_Stated problem_: Copy out exactly the lines spanning the line with "Write a Python" to the line with "from matplotlib.patches import", inclusive, from the data underneath, with no pictures.
━━━ Records to process ━━━
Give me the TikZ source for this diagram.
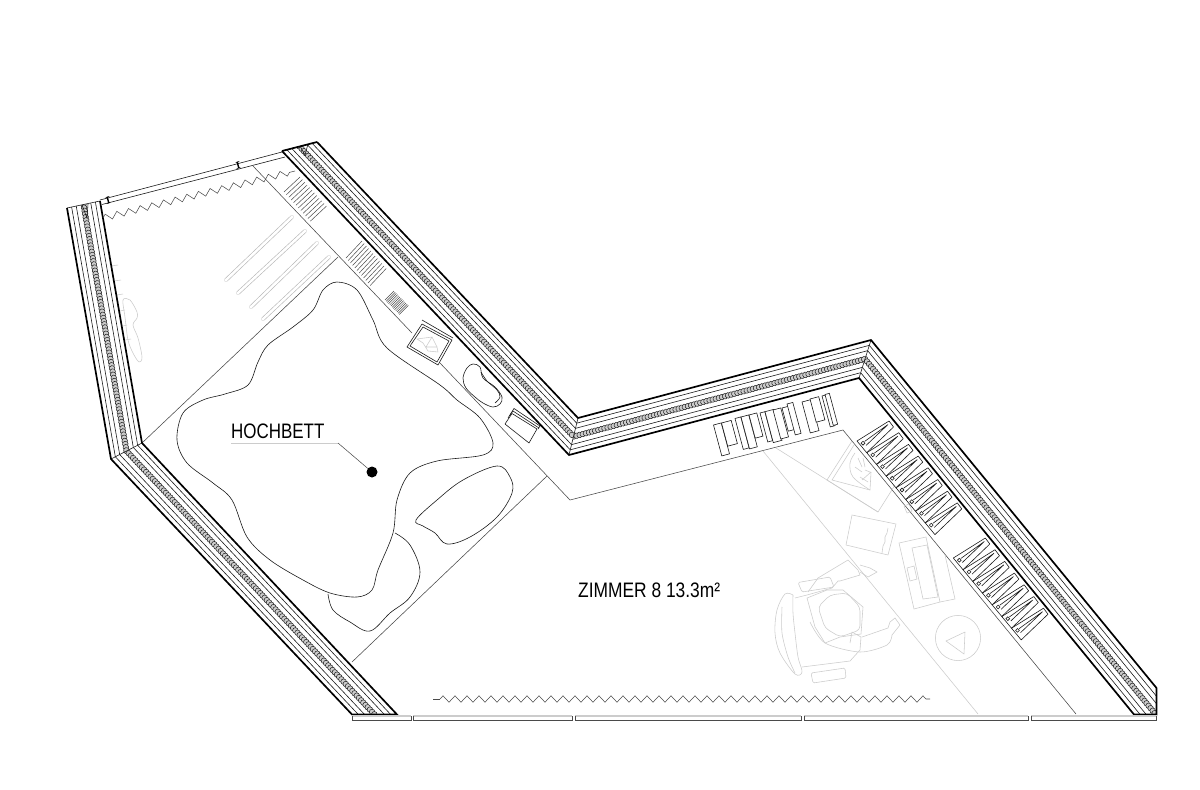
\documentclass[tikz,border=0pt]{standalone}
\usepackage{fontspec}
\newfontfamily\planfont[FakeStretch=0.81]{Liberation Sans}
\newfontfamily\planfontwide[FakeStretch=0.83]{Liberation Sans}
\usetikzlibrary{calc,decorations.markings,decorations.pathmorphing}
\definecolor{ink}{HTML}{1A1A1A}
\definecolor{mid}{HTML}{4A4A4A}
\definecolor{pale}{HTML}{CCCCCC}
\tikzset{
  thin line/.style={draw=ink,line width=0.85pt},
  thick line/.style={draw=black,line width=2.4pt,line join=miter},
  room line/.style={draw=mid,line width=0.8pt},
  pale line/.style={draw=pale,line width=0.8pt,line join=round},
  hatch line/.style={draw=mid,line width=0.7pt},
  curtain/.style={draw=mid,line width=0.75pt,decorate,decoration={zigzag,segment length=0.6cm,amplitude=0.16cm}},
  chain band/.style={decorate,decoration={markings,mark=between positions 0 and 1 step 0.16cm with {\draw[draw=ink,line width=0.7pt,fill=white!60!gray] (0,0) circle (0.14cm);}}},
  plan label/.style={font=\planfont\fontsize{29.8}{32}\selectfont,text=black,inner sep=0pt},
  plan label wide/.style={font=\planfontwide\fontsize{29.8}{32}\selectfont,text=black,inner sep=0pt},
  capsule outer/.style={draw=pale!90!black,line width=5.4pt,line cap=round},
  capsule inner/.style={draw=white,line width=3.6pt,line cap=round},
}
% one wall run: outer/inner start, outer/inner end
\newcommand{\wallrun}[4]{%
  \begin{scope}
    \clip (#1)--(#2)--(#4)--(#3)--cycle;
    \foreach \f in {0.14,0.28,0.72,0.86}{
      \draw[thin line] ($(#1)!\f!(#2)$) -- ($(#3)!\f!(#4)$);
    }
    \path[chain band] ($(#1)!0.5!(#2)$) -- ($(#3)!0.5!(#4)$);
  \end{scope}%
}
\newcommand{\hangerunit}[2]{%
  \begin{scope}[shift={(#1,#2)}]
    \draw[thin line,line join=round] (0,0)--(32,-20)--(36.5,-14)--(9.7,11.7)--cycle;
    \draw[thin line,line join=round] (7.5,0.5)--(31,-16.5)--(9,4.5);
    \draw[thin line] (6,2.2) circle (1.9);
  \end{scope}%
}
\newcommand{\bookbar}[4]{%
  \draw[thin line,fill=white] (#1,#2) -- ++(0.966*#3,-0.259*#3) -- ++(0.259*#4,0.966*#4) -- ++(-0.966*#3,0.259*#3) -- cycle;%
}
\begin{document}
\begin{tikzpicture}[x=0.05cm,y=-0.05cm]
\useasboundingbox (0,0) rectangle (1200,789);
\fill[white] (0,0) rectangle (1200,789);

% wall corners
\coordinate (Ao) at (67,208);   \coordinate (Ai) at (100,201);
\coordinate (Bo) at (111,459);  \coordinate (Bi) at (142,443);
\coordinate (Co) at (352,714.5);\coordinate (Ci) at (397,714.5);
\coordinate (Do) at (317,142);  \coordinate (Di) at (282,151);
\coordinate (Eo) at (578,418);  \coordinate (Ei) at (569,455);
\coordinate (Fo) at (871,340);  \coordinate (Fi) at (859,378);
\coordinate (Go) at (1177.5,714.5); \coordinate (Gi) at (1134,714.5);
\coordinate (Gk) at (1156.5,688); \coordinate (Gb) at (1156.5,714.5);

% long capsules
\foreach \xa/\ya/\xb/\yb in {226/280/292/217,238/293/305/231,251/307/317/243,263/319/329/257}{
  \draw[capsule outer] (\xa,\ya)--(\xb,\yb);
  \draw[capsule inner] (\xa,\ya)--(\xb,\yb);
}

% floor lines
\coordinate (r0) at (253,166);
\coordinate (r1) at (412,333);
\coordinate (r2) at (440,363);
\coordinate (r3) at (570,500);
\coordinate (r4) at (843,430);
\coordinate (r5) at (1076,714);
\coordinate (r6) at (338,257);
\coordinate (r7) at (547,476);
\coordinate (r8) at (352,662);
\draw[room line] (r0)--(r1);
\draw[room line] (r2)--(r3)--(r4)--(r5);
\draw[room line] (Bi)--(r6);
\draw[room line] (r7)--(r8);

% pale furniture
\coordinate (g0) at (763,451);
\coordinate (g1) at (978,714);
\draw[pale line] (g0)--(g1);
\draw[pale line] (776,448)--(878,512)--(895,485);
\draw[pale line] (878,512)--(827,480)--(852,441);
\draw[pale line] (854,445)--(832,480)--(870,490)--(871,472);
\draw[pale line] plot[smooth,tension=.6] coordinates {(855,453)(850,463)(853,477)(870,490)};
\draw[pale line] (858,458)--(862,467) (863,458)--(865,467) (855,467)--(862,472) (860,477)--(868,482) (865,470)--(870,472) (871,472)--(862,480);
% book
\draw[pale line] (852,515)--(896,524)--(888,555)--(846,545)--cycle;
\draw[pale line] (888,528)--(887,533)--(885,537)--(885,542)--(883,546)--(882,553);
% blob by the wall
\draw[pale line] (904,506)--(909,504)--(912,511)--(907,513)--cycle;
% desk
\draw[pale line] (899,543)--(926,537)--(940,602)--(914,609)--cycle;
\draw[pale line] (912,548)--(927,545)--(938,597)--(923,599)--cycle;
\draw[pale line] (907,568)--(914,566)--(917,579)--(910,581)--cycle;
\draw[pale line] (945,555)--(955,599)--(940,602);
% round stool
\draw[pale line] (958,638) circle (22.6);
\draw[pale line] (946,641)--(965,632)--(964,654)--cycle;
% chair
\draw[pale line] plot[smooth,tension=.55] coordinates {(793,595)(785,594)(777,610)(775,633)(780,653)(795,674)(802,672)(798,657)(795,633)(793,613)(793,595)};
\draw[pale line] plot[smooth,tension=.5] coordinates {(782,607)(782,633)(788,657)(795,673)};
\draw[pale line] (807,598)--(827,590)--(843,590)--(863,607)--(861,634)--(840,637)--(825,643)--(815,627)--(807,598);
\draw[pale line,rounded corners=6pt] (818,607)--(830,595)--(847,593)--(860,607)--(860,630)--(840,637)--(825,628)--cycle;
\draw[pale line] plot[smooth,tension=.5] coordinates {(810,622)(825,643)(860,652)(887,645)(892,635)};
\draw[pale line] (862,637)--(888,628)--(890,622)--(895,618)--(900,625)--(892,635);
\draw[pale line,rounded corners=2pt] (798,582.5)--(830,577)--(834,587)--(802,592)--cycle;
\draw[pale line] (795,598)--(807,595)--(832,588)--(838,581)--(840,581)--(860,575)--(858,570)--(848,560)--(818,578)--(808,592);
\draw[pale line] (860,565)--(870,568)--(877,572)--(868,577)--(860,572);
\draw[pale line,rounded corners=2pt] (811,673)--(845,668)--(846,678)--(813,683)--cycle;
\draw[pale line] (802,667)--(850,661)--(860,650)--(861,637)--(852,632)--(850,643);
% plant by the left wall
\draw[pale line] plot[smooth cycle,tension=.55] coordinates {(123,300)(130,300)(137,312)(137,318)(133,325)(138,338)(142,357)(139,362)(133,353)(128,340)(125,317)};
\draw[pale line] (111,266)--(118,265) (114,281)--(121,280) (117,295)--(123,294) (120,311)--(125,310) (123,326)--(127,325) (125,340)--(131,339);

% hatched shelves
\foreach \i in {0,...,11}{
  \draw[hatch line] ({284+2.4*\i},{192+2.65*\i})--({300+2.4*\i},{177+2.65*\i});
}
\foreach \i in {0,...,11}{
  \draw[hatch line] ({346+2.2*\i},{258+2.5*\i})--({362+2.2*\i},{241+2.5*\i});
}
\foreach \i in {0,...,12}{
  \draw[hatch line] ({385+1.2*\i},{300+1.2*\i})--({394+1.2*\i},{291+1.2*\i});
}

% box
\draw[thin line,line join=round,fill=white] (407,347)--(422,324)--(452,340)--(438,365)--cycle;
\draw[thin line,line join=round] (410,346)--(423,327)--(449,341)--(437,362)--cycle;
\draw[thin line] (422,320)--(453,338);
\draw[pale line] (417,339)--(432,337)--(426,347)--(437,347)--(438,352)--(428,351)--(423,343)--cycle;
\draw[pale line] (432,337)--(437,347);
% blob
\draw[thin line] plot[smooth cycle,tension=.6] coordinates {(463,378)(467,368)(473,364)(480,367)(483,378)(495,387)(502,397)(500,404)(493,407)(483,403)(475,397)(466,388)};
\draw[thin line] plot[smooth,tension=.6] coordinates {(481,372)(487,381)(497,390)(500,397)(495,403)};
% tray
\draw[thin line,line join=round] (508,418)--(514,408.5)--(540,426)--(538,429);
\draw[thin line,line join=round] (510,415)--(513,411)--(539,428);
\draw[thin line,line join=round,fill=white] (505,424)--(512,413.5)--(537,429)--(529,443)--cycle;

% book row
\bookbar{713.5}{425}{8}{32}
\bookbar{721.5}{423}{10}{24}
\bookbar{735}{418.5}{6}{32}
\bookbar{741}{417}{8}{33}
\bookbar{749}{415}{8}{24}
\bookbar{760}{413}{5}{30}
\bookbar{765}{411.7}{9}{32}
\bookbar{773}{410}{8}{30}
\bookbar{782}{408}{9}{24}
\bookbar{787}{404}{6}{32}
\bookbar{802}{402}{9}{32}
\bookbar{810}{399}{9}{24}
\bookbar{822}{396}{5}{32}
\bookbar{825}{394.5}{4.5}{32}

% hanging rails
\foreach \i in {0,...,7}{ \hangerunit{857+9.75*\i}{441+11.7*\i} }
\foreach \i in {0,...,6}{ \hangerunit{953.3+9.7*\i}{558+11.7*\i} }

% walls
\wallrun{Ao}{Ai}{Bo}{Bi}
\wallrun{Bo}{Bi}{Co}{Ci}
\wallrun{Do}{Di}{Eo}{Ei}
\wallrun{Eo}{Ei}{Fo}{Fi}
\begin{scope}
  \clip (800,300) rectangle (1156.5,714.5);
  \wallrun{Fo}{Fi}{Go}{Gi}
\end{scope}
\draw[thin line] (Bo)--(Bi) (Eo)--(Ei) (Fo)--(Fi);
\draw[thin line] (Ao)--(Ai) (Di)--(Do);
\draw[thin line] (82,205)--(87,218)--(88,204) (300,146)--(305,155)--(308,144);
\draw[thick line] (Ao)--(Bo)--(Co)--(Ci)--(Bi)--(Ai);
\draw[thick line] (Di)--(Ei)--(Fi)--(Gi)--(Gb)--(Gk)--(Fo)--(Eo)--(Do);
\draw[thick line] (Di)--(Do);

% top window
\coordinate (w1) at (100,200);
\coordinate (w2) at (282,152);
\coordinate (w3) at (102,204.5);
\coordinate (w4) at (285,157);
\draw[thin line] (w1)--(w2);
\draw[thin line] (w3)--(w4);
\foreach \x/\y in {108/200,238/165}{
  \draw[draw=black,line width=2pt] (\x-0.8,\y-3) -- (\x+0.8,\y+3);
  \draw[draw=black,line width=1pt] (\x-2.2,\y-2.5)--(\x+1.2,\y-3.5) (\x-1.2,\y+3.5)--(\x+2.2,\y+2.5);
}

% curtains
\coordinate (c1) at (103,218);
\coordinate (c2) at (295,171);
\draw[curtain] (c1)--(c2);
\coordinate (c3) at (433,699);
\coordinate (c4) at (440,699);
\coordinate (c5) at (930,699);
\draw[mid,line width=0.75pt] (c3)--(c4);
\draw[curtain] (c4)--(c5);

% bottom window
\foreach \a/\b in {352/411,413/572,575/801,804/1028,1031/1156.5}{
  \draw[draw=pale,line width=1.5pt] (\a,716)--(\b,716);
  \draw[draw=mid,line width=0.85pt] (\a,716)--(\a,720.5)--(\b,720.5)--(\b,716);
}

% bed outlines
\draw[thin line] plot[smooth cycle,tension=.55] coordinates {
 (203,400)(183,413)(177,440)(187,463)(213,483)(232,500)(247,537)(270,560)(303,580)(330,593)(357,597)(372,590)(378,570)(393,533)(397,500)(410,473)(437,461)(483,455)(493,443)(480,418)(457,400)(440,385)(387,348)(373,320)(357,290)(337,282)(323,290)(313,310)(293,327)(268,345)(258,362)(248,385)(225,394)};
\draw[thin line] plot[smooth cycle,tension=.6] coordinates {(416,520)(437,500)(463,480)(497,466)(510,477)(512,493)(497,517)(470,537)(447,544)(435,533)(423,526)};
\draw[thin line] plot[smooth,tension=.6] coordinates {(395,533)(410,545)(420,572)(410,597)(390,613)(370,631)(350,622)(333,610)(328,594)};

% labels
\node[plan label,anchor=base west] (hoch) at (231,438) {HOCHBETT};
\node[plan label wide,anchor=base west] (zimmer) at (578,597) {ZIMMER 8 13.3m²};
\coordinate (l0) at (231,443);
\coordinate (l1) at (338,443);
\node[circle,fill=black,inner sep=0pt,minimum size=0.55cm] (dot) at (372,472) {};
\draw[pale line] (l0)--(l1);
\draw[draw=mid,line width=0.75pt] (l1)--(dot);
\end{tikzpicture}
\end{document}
━━━
━━━ Records to process ━━━
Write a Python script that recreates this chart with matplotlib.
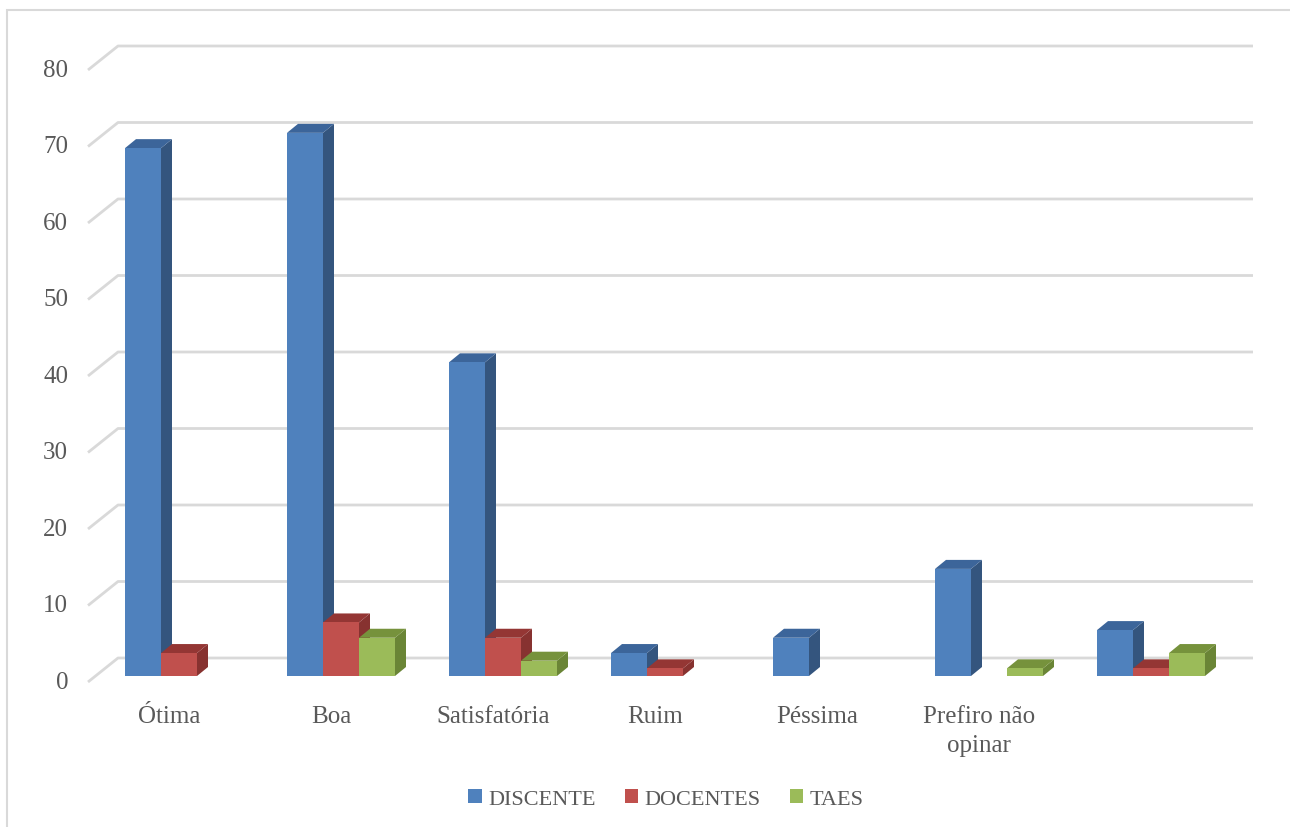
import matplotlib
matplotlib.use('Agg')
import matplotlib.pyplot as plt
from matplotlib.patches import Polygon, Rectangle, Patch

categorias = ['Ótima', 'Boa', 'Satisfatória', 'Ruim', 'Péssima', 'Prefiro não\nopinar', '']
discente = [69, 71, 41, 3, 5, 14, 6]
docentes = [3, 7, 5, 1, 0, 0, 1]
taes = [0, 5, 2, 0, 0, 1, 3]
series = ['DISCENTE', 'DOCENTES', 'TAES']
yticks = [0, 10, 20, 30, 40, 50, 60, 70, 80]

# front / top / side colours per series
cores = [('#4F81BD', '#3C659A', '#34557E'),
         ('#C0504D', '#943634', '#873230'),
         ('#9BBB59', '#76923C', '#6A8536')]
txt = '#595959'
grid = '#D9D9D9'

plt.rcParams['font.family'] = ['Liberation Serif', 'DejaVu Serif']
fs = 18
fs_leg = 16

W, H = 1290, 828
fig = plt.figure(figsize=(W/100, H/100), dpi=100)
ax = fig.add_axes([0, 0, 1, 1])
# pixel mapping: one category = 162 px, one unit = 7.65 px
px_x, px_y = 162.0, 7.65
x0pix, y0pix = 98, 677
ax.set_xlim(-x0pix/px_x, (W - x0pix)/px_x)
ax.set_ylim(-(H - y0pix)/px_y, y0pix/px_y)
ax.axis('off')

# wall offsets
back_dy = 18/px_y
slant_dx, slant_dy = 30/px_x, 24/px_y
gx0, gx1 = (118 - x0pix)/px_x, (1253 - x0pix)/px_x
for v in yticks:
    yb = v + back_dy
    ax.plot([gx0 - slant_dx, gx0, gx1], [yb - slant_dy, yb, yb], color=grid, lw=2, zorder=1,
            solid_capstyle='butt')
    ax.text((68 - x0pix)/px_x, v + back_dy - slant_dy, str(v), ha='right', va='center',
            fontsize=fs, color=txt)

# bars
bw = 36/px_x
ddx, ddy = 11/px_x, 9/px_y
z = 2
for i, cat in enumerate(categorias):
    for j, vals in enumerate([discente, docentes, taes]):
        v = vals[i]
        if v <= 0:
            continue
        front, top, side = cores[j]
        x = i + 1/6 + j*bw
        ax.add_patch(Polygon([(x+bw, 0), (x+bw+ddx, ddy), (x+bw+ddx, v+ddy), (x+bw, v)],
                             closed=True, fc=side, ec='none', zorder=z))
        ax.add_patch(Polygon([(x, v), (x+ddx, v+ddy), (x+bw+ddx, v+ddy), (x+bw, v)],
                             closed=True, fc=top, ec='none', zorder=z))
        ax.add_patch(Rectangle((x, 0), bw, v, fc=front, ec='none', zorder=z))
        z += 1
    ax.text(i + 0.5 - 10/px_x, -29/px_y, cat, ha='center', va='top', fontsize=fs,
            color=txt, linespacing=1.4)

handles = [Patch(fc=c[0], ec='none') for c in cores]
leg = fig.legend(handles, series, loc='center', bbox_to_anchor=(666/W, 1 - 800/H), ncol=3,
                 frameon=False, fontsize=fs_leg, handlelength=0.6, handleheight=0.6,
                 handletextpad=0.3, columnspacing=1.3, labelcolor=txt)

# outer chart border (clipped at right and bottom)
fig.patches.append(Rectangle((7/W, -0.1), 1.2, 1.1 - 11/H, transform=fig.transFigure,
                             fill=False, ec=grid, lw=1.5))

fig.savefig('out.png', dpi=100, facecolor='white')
━━━
_The solution_:
Write a Python script that recreates this chart with matplotlib.
import matplotlib
matplotlib.use('Agg')
import matplotlib.pyplot as plt
from matplotlib.patches import Polygon, Rectangle, Patch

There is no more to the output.